Cuisine Concepts' defining moment came last October when it moved Franklin Street to a new $4 million, 20,000 sq.ft. facility and hired Michelle Gayer-Nicholson to head the bread and pastry operation.
Getting Gayer-Nicholson was a major coup, and if her name sounds familiar to you, it should. Among other accolades, Bon Appetit named her "Best Pastry Chef" last year when she worked at Charlie Trotter's famous Chicago restaurant.
As executive pastry chef, part of Gayer-Nicholson's charge will be to operate-Franklin Street's retail bakery, infusing it with her artistic sensibilities, and to expand the company's frozen bakery line and the fresh line that it sells to local hotels and restaurants. While bread will remain the backbone of the business, Haugen says that "we thought the retail operation and having Michelle on board would make a statement about our pastries."

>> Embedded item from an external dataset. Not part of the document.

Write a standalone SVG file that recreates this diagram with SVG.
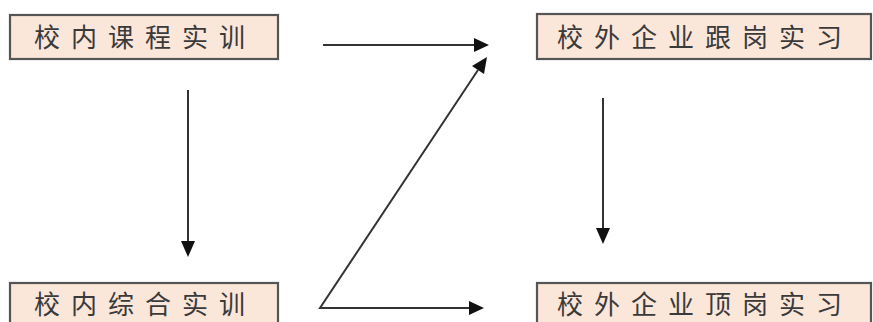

That's not to say that Cuisine Concepts wasn't making a statement before Gayer-Nicholson's arrival. For Franklin Street's frozen pastry line, available through foodservice distributors, the company churns out hundreds of desserts daily, including its best-selling chocolate ancho diablo cake, chocolate cake layered with a chocolate ancho buttercream (the chiles impart a smoky flavor), encased in chocolate ganache. Other offerings include a Bailey's Irish Cream cake, a raspberry white chocolate torte, a sour cream cheese cake, a turtle torte and a carrot cake.
Pastry chef Lynne Hackman is second in charge at Franklin Street Bakery. She says convenience, labor savings and portion control are just part of the reason for their success. "Not cutting back on ingredients," she says, is the real secret. "Using the best products available — eggs, butter, cream, chocolate — and not skimping creates a product that you would never believe was frozen."